Another week, another example of storytelling to be seen at Greenwich Theatre, with The Flanagan Collective's gently soporific tale of the strive for idealism in today's frenetic, corporate and Internet driven world. With no set, costume, character embodiment or many scenes to speak of, we're instead told the tale of disillusioned J and Blair through polemic speeches, poetry (sometimes explicit, sometimes just rhythmic), music, songs and projections (that add colour rather than description) in a very relaxed but rather unmoving manner.
What the company do in this storytelling arena, they clearly do well - stripped bare and with simplicity.

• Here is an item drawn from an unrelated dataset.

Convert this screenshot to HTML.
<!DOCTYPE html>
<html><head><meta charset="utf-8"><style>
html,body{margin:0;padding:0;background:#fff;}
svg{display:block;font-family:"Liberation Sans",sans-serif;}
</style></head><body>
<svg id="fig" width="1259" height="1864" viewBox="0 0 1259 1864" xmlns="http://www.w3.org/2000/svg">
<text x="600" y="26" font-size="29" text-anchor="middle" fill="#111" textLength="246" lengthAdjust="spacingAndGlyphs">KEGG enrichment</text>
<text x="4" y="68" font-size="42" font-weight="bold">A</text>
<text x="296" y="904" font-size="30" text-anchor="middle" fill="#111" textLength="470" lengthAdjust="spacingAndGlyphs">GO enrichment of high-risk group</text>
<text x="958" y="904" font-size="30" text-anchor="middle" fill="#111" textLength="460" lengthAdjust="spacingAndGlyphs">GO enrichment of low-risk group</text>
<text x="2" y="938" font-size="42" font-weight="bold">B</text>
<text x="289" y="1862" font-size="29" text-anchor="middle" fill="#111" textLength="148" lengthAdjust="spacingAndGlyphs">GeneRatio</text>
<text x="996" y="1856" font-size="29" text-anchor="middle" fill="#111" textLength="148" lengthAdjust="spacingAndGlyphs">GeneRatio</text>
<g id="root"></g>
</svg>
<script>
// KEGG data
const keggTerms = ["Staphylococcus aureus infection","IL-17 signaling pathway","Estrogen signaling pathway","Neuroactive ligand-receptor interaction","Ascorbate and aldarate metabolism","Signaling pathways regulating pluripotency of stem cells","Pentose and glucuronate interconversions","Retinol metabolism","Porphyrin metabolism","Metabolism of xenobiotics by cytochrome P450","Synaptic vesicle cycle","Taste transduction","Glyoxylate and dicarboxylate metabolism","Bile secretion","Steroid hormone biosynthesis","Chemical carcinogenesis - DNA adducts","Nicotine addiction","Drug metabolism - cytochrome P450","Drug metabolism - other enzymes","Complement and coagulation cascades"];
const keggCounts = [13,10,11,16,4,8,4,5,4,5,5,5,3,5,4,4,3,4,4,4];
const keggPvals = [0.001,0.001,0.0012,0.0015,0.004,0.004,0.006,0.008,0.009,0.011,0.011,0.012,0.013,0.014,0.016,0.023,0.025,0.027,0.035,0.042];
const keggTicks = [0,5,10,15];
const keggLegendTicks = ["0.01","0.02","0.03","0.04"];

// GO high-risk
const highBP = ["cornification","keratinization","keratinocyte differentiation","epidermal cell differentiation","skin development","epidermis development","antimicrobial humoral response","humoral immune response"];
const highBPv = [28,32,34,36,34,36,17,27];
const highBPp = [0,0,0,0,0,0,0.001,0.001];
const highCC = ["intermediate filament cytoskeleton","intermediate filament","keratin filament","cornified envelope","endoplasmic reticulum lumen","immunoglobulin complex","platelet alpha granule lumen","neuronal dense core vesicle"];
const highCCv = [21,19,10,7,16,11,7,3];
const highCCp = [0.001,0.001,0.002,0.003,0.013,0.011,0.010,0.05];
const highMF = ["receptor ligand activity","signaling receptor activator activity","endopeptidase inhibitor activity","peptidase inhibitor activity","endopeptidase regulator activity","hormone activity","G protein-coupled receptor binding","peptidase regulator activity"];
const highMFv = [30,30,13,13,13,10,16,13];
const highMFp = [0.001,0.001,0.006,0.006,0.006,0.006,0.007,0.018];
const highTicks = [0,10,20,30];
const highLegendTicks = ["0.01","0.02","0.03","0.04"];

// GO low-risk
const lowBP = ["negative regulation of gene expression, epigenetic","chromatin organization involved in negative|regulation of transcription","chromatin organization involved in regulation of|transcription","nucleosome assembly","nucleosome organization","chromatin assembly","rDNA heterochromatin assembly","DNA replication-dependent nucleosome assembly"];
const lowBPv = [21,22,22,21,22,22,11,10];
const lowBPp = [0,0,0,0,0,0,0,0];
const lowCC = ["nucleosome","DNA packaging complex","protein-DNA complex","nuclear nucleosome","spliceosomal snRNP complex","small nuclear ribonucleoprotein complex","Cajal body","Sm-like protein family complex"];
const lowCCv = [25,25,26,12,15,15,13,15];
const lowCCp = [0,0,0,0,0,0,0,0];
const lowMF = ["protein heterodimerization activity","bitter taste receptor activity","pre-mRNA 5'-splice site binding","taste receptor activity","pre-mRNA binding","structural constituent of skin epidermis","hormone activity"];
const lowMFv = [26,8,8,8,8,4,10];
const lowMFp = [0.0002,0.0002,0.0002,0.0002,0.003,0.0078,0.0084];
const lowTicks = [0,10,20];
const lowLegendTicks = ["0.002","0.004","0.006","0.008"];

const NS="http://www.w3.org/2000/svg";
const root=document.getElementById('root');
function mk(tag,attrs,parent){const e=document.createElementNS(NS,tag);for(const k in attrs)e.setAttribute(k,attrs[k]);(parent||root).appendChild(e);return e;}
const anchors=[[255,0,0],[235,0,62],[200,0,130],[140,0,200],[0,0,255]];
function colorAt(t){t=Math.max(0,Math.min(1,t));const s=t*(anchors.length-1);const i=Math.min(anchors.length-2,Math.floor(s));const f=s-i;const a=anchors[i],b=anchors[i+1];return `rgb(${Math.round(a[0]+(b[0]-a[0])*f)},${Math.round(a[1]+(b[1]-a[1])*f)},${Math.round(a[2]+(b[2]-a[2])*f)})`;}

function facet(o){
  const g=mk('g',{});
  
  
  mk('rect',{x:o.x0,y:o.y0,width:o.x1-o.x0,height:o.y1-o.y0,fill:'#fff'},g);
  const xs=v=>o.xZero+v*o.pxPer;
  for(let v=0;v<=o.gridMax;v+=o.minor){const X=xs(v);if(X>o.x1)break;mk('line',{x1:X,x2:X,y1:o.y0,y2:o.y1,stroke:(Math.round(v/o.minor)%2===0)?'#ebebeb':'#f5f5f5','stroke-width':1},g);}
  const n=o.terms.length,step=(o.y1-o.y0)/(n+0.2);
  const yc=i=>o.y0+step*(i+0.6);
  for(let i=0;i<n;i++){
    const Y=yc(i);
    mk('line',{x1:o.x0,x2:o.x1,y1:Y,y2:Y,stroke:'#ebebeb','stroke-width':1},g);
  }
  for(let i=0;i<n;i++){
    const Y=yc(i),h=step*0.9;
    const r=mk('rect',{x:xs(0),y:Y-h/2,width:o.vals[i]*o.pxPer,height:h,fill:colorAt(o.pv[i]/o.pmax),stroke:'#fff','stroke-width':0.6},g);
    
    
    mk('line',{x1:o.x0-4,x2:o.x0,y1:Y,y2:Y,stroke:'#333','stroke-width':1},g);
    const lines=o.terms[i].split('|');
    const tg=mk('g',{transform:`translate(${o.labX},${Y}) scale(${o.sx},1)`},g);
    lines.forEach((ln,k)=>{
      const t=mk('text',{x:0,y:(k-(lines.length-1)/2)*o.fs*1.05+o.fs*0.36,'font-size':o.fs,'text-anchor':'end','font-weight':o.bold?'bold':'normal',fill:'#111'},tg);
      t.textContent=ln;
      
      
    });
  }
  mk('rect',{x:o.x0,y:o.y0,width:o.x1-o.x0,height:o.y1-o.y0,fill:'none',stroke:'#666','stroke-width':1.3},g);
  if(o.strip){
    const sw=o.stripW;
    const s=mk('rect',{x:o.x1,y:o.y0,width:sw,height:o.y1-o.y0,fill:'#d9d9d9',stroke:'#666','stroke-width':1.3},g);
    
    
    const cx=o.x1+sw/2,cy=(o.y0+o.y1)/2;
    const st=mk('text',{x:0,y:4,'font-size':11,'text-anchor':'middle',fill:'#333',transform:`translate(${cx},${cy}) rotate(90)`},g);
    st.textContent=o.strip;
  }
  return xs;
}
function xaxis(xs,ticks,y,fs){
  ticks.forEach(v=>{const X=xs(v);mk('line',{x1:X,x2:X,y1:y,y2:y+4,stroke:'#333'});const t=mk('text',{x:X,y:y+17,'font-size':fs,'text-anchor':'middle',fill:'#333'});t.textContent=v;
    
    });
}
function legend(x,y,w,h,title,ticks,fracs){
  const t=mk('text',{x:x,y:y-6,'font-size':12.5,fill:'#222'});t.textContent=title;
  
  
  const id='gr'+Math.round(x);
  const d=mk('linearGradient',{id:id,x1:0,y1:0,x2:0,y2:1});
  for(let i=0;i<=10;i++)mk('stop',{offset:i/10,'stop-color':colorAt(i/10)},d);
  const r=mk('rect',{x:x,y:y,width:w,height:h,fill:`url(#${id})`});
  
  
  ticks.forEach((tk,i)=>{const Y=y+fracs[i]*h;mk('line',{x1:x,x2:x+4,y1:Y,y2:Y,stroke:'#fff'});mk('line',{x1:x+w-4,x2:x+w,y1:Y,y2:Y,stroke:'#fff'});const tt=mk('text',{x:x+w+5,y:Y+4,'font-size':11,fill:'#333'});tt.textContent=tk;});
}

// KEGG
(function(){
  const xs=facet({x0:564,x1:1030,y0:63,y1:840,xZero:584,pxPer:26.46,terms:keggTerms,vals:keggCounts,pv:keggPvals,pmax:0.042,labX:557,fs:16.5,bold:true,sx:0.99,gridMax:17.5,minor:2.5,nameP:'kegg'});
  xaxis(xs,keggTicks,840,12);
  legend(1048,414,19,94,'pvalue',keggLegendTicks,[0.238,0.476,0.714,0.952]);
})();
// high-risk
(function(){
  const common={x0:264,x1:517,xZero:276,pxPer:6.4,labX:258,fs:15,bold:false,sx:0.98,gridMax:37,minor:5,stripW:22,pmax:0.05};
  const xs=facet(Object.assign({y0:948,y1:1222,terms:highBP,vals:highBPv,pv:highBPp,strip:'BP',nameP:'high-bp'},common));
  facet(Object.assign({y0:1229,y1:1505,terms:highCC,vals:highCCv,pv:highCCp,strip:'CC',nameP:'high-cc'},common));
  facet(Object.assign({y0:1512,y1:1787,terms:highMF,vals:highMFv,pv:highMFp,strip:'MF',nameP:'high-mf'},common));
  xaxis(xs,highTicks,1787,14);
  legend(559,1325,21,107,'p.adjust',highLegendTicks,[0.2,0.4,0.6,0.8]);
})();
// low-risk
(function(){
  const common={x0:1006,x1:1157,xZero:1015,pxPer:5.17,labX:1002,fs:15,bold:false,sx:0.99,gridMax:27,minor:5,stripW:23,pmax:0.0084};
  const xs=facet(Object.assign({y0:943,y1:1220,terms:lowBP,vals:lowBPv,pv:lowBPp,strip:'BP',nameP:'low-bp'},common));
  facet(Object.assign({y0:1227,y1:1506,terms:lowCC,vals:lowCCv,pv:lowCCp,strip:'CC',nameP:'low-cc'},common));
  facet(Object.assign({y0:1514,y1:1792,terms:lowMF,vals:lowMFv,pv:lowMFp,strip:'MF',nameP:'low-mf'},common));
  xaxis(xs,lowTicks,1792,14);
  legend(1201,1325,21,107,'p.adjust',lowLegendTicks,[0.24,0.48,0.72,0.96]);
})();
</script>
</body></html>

As we enter, the cast of three are wandering about the stage chatting amongst themselves and looking a little bored as they wait for the audience to settle in. They're clearly a troupe about to tell us a story rather than create a world of escape. Kicking off with an auditorium-wandering tirade ("Steal from Tesco!" in the style of the classic "Wear sunscreen"), Holly Beasley-Garrigan then tells us the story of J - a 26 year old physics teacher with a weak heart who dreams of being an astronaut - as she goes on a journey to embrace the cosmos.
To maintain a varied pace for the first half hour she carries, she delivers the heightened reality of the poetic text very well, sometimes using a mic stand, sometimes quietly downstage, once using an audience member to deliver a quote from astrophysicist Carl Sagan, for no other reason I could see other than forcing movement and giving a different 'sound' to her voice. But it does break up what could otherwise be just a monotonous monologue.
When she travels 400 miles to meet an online date, Blair (himself a tree surgeon and poet), he initially takes over the monologue but also plays out some scenes together with J (although as part of the storytelling as they punctuate with "he / she said" before and after delivering lines). Pretty guitar-led music continues throughout amongst the lectures against society (his focus being corporate "Johnny Profit" only out to make money, and the existence of billboards as a signifier of all that is wrong with the world), and there are also a couple of melodic songs on idealism. The words may be reminiscent of student rallying ("listen to the electricity going from pylon to pylon" and "unstitch every thread till I'm threadbare") but they are gentle, sung well and with a clear belief.
As a piece of storytelling, it's generally engaging, being led by two highly-skilled orators. Their laid back manner gives little to excite or maintain interest but if I was listening to an audiobook then their delivery would make that enjoyable. The story isn't particularly new (we should let go of the Internet, look to nature, eschew capitalism and remember "we are all intelligent dust" in this Universe) and the underlying love story isn't explored enough as to become believable, but the narration and score gently move it along pleasantly and with ease.
What the company do in this storytelling arena, they clearly do well - stripped bare and with simplicity. Whether that's enough to maintain your interest for an hour very much depends on how many similar pieces in this style you have seen before and therefore how unique a structure it may be for you.